Enquirer Herald

More than 260 attend York job fair

Doug Hurst of York fills out an application during the annual job fair in York on April 23. Hurst has a college degree and experience working with people who have disabilities.
Doug Hurst of York fills out an application during the annual job fair in York on April 23. Hurst has a college degree and experience working with people who have disabilities. news@enquirerherald.com

Amanda Craig, 26, has been job hunting for a year without a lot of luck.

On Thursday, she was able to get face to face with dozens of employers looking to hire.

“I’m looking for any job,” said Craig, who lives in Smyrna and has worked in home health care, as a waitress and in a fabrication shop. She is in the process of becoming a certified nursing assistant.

Craig was among more than 260 job-seekers who showed up for the fourth annual job fair, sponsored by the York Police Department and Tender Hearts Ministries in York.

About 30 employers in a variety of industries, from food service to retail and home health care, showed up to visit with prospective employees and accept applications.

Ainslee Moss, executive director of Tender Hearts, said the emergency assistance agency still sees a big need for jobs.

Moss said several York-area business have closed over the past year, including a few large employers.

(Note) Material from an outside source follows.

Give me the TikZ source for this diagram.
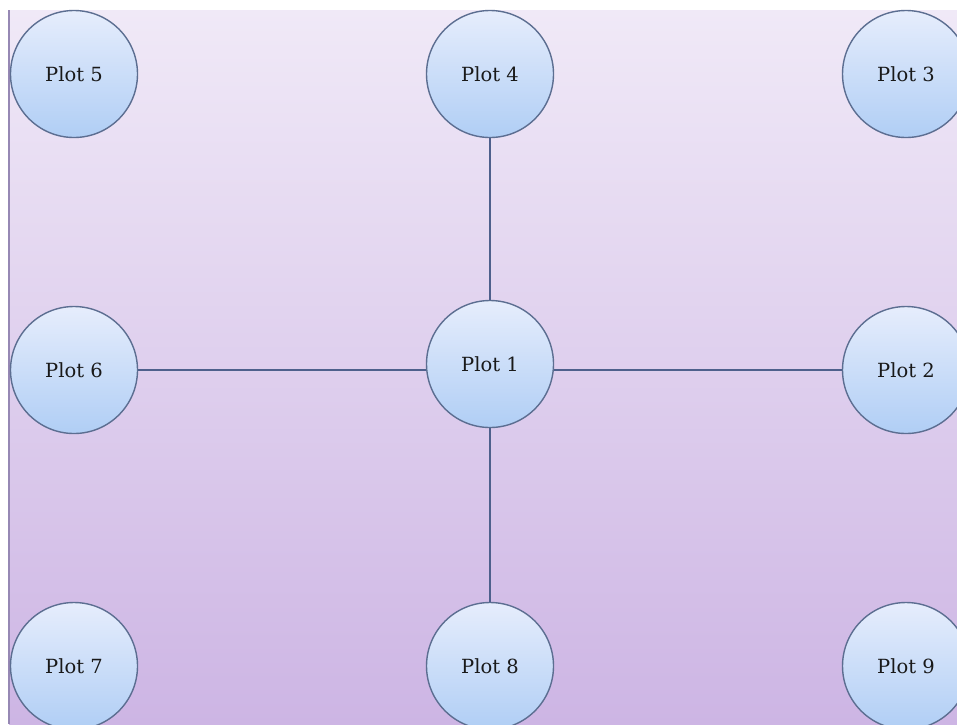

Those closings bring people to Tender Hearts in search of help, she said.

Moss said the free public job fair is an opportunity to bring job-seekers and employers together without cost to either group.

Most of the employers at the fair are within a 45 mile radius, she said.

Doug Hurst, 56, of York said he has been looking for full-time work in the care of elderly people or those with disabilities.

Hurst said he has experience in that area and a college degree, but he said finding full-time work still has been tough.

“Just working with people is great; I enjoy it,” he said.

York Police Lt. Dale Edwards said the job fair is part of the department’s effort to be involved in the community. He said police and Tender Hearts both saw a need for people to find work.

“One of the things people kept saying was, ‘We need jobs,’” Edwards said. He said he and Moss “sat down and said, let’s do a job fair.”